La escritura de este poeta elegiaco no se echa en brazos de la tristeza reminiscente, tan socorrida y previsible, pues su relato de la fugacidad deriva en un canto pagano a la existencia, al amor, a la belleza y a la poesía. Y tampoco se queda abismada en su ombligo: es también un juicio sobre la historia y el devenir humanos. El santo inocente (1965), que en la primera recopilación de su obra (Ensayo de una despedida, 1974) pasó a titularse Materia narrativa inexacta, adopta el hilo de la narración, con abundantes excursos ensayísticos, para establecer alegóricamente una reflexión sobre el sentido de la vida, en que el afán de la plenitud resulta asfixiado por el dogal de las convenciones, las leyes o las normas sociales.
Aunque Brines no es poeta de la cuerda de Vallejo, podría haber suscrito aquel verso del peruano: “En suma, no poseo para expresar mi vida sino mi muerte”. Muy volcado al tema de la muerte, en Palabras a la oscuridad (1966) las truculencias de los poetas expresionistas, amamantados en el “desgarrón afectivo” de Dámaso Alonso o Blas de Otero, dejan paso a un consuelo que encuentra su lugar en el paraíso de Elca, en su Oliva natal. Es cierto que también allí habita la muerte (Et in Arcadia ego), pero se trata de un contrapeso necesario para que la verbalización de la plenitud alcance una asombrosa densidad.

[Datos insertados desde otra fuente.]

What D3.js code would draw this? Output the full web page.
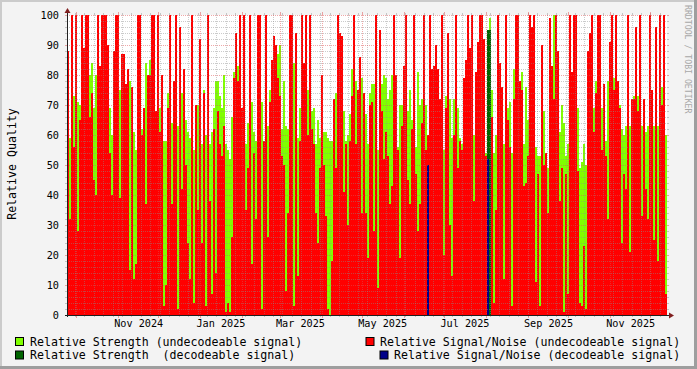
<!DOCTYPE html>
<html><head><meta charset="utf-8">
<script src="https://cdn.jsdelivr.net/npm/d3@7"></script>
<style>
body{margin:0;background:#f3f3f3}
svg{display:block}
text{font-family:"DejaVu Sans Mono",monospace}
</style>
</head><body>
<script>
// ---- time range of the graph (UTC) ----
const startDate = new Date(Date.UTC(2024, 8, 24, 4));
const endDate   = new Date(Date.UTC(2025, 11, 13, 7));

// ---- series values (one value per sample, left to right) ----
const snrUndecodeable = [
 88,32,100,56,100,28,65,100,89,100,100,66,74,45,40,100,83,100,100,100,90,54,40,88,100,100,39,87,87,77,82,15,76,12,17,100,100,60,69,37,80,80,100,100,68,100,61,80,3,10,
 69,100,37,78,100,2,96,42,82,50,24,12,100,4,70,35,92,24,74,3,100,38,7,62,14,68,57,53,63,1,4,1,26,79,94,78,100,69,100,35,49,100,17,54,32,100,100,2,58,100,
 26,71,85,93,90,79,73,53,50,8,34,100,100,3,94,13,58,100,84,100,60,100,62,57,34,24,49,80,50,33,2,0,18,72,49,100,94,93,41,57,30,58,73,100,57,75,86,34,74,34,
 19,70,71,28,100,9,95,68,52,61,53,37,43,100,80,55,19,63,83,100,45,37,62,100,47,28,37,64,100,55,60,100,82,83,90,82,72,100,20,69,94,30,13,60,100,49,58,55,79,85,
 100,89,100,38,81,91,100,100,92,53,3,45,66,4,35,100,84,76,12,100,65,56,3,72,100,100,78,75,43,44,53,100,96,100,11,47,3,90,50,54,34,99,83,72,100,88,38,49,1,47,
 7,100,81,100,100,48,4,3,23,2,88,94,100,61,74,100,100,55,77,53,32,91,100,75,100,78,69,24,47,42,100,21,72,72,96,68,100,33,72,42,32,100,75,25,96,18,100,70,100,7
];
const strengthUndecodeable = [
 0,59,60,73,70,71,70,94,84,70,72,80,84,69,80,60,65,90,0,0,0,69,60,60,0,60,75,70,0,0,0,78,60,61,55,60,0,62,68,84,70,85,0,0,60,62,69,62,58,58,
 74,70,64,72,70,63,60,74,69,65,61,59,68,55,55,70,57,57,75,60,70,57,61,69,78,78,73,69,80,57,55,52,66,81,0,83,0,63,62,57,64,73,71,61,58,52,0,71,57,76,
 63,75,0,0,0,87,90,62,78,63,62,59,55,84,0,59,69,60,65,0,75,0,68,69,57,65,59,78,61,61,59,58,58,60,74,0,0,0,68,58,60,67,82,0,78,75,0,79,0,67,
 57,74,77,77,0,55,0,77,80,79,72,75,80,0,0,56,70,70,0,0,68,75,65,0,56,81,70,72,0,70,0,0,0,0,0,72,72,0,55,73,0,72,59,72,0,69,59,57,0,0,
 58,0,60,60,0,0,0,0,0,54,54,99,75,54,60,0,0,57,57,0,69,71,54,82,0,0,0,81,57,76,65,0,0,0,56,53,53,0,68,53,49,0,83,100,0,0,61,70,64,53,
 57,73,0,0,69,69,49,51,57,50,50,0,0,69,78,0,0,69,58,58,78,0,0,79,0,78,70,62,60,63,0,63,66,73,0,73,0,63,61,61,63,0,74,63,0,63,0,76,0,60
];
// decodeable series: only a few samples carry a value (sample index, value)
const strengthDecodeable = [[210, 95], [211, 95]];
const snrDecodeable      = [[180, 50], [210, 52]];

// ---- ticks / labels ----
const yTicks = [0, 10, 20, 30, 40, 50, 60, 70, 80, 90, 100];
const xLabelMonths = ["2024-11", "2025-01", "2025-03", "2025-05", "2025-07", "2025-09", "2025-11"];
const legendLabels = [
  "Relative Strength (undecodeable signal)",
  "Relative Signal/Noise (undecodeable signal)",
  "Relative Strength  (decodeable signal)",
  "Relative Signal/Noise (decodeable signal)"
];
const yTitle = "Relative Quality";
const watermark = "RRDTOOL / TOBI OETIKER";

// ---- styles ----
const W = 697, H = 369, X0 = 67, X1 = 667, Y0 = 315, Y1 = 15;
const GREEN = "#80ff00", RED = "#ff0000", DKGREEN = "#006400", NAVY = "#000088";
const GRID = "rgba(140,140,140,0.45)", MGRID = "rgba(222,79,79,0.5)";

const svg = d3.select("body").append("svg").attr("width", W).attr("height", H);
svg.append("rect").attr("width", W).attr("height", H).attr("fill", "#f3f3f3");

const x = d3.scaleUtc().domain([startDate, endDate]).range([X0, X1]);
const y = d3.scaleLinear().domain([0, 100]).range([Y0, Y1]);

const N = snrUndecodeable.length;
const step = (endDate - startDate) / N;
const tAt = i => new Date(+startDate + i * step);

// canvas
svg.append("rect").attr("x", X0).attr("y", Y1).attr("width", X1 - X0).attr("height", Y0 - Y1).attr("fill", "#fff");

const marks = svg.append("g").attr("shape-rendering", "crispEdges");
function drawSeries(cls, data, color) {
  marks.append("g").selectAll("rect").data(data).join("rect")
    .attr("x", d => Math.round(x(tAt(d[0]))))
    .attr("width", d => Math.round(x(tAt(d[0] + 1))) - Math.round(x(tAt(d[0]))))
    .attr("y", d => y(d[1]))
    .attr("height", d => Y0 - y(d[1]))
    .attr("fill", color);
}
drawSeries("gs", strengthUndecodeable.map((v, i) => [i, v]).filter(d => d[1] > 0), GREEN);
drawSeries("rs", snrUndecodeable.map((v, i) => [i, v]).filter(d => d[1] > 0), RED);
drawSeries("dg", strengthDecodeable, DKGREEN);
drawSeries("nv", snrDecodeable, NAVY);

// grid
const grid = svg.append("g").attr("shape-rendering", "crispEdges");
const minorY = d3.range(0, 101, 2).filter(v => v % 10 !== 0);
function hline(v, col, major) {
  const yy = Math.round(y(v)) + 0.5;
  grid.append("line").attr("x1", X0).attr("x2", X1).attr("y1", yy).attr("y2", yy)
    .attr("stroke", col).attr("stroke-dasharray", "1,1");
  grid.append("line").attr("x1", X0 - 2).attr("x2", X0).attr("y1", yy).attr("y2", yy).attr("stroke", col);
  grid.append("line").attr("x1", X1).attr("x2", X1 + 2).attr("y1", yy).attr("y2", yy).attr("stroke", col);
}
function vline(t, col, major) {
  const xx = Math.round(x(t)) + 0.5;
  const ext = major ? 3 : 2;
  grid.append("line").attr("x1", xx).attr("x2", xx).attr("y1", Y1).attr("y2", Y0)
    .attr("stroke", col).attr("stroke-dasharray", "1,1");
  grid.append("line").attr("x1", xx).attr("x2", xx).attr("y1", Y1 - ext).attr("y2", Y1).attr("stroke", col);
  grid.append("line").attr("x1", xx).attr("x2", xx).attr("y1", Y0).attr("y2", Y0 + ext).attr("stroke", col);
}
minorY.forEach(v => hline(v, GRID));
d3.utcMonday.range(startDate, endDate).forEach(t => vline(t, GRID));
yTicks.filter(v => v > 0).forEach(v => hline(v, MGRID, true));
d3.utcMonth.range(startDate, endDate).forEach(t => vline(t, MGRID, true));

// axes lines + arrows
const AX = "#202020";
svg.append("line").attr("x1", X0 - 2).attr("x2", X1 + 4).attr("y1", Y0 + 0.5).attr("y2", Y0 + 0.5).attr("stroke", AX).attr("shape-rendering", "crispEdges");
svg.append("line").attr("x1", X0 + 0.5).attr("x2", X0 + 0.5).attr("y1", Y0 + 2).attr("y2", Y1 - 4).attr("stroke", AX).attr("shape-rendering", "crispEdges");
svg.append("path").attr("d", `M${X1 + 2},${Y0 - 2.5}L${X1 + 7},${Y0 + 0.5}L${X1 + 2},${Y0 + 3.5}Z`).attr("fill", "#801f1f");
svg.append("path").attr("d", `M${X0 - 2.5},${Y1 - 2}L${X0 + 0.5},${Y1 - 7}L${X0 + 3.5},${Y1 - 2}Z`).attr("fill", "#801f1f");

// y axis labels
const yAxis = svg.append("g").attr("transform", `translate(${X0},0)`)
  .call(d3.axisLeft(y).tickValues(yTicks).tickSize(0).tickPadding(8).tickFormat(d3.format("d")));
yAxis.select(".domain").remove();
yAxis.selectAll("text").attr("font-family", "DejaVu Sans Mono").attr("font-size", "10.2px").attr("fill", "#000");

// x axis labels: centred half a month after month start
const labelDates = xLabelMonths.map(m => d3.utcDay.offset(d3.utcParse("%Y-%m")(m), 15));
const xAxis = svg.append("g").attr("transform", `translate(0,${Y0})`)
  .call(d3.axisBottom(x).tickValues(labelDates).tickSize(0).tickPadding(5).tickFormat(d3.utcFormat("%b %Y")));
xAxis.select(".domain").remove();
xAxis.selectAll("text").attr("font-family", "DejaVu Sans Mono").attr("font-size", "10.2px").attr("fill", "#000");

// y title
svg.append("text").attr("transform", "translate(12,164) rotate(-90)")
  .attr("text-anchor", "middle").attr("dominant-baseline", "central")
  .attr("font-size", "11.6px").attr("fill", "#000").text(yTitle);

// watermark
svg.append("text").attr("transform", "translate(688,5) rotate(90)")
  .attr("text-anchor", "start").attr("dominant-baseline", "central")
  .attr("font-size", "8.2px").attr("fill", "#a8a8a8").text(watermark);

// legend
const legendPos = [
  {bx: 15, by: 337, tx: 30, col: GREEN},
  {bx: 365.5, by: 337, tx: 380, col: RED},
  {bx: 15, by: 350.5, tx: 30, col: DKGREEN},
  {bx: 379.5, by: 350.5, tx: 394, col: NAVY}
];
legendLabels.forEach((lab, i) => {
  const p = legendPos[i];
  svg.append("rect").attr("x", p.bx + 0.5).attr("y", p.by + 0.5).attr("width", 8).attr("height", 8)
    .attr("fill", p.col).attr("stroke", "#000").attr("stroke-width", 1);
  svg.append("text").attr("x", p.tx).attr("y", p.by + 4.8).attr("dominant-baseline", "central")
    .attr("font-size", "11.6px").attr("fill", "#000").style("white-space", "pre").text(lab);
});

// 3D border
const b = svg.append("g").attr("shape-rendering", "crispEdges");
b.append("rect").attr("x", 0).attr("y", 0).attr("width", W).attr("height", 2).attr("fill", "#cbcbcb");
b.append("rect").attr("x", 0).attr("y", 0).attr("width", 2).attr("height", H).attr("fill", "#cbcbcb");
b.append("rect").attr("x", W - 3).attr("y", 0).attr("width", 3).attr("height", H).attr("fill", "#9e9e9e");
b.append("rect").attr("x", 0).attr("y", H - 3).attr("width", W).attr("height", 3).attr("fill", "#9e9e9e");
</script>
</body></html>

En Aún no (1971) Brines adopta una entonación más sentenciosa, casi lapidaria a veces, en la tradición gnómica barroca y, más atrás, de la lírica latina. Frente a la tribulación cristiana, el poeta recoge con serenidad las evidencias de la madurez y de las pérdidas, dispuesto a consumir lo que queda por delante: “Amar el sueño roto de la vida / y, aunque no pudo ser, no maldecir / aquel antiguo engaño de lo eterno”.
Insistencias en Luzbel (1977) es el umbral de sus, a mi juicio, dos mejores títulos. El otoño de las rosas (1986), libro del crepúsculo vespertino, es una de las grandes construcciones elegiacas de la segunda mitad del siglo XX. En buena parte de sus poemas la corteza del tópico, que tantas veces congela el sentimiento latente, cobra nueva vida en “algunas hojas verdes”, como las del olmo seco de Antonio Machado. Respecto a La última costa (1995), su última obra publicada, sé —sabemos— que el poeta, más dado al ocio que al negocio, iba pian pianito acopiando poemas para un próximo libro; pero me cuesta trabajo pensar que pudiera avanzarse respecto a lo que había llegado allí, sin caer en la reiteración o en la mera insistencia. Reaparece en los versos el sujeto ficticio de Las brasas, quien finalmente alcanzó el futuro en que aquel joven se había proyectado, y a cuyas espaldas queda la luz de la felicidad. En el escaparate lúgubre del poema que da título al libro, el viaje al Tártaro se nos presenta como una cadena de difuntos que tiene la belleza funeral, finalmente inexplicable, de un cuadro de Böcklin.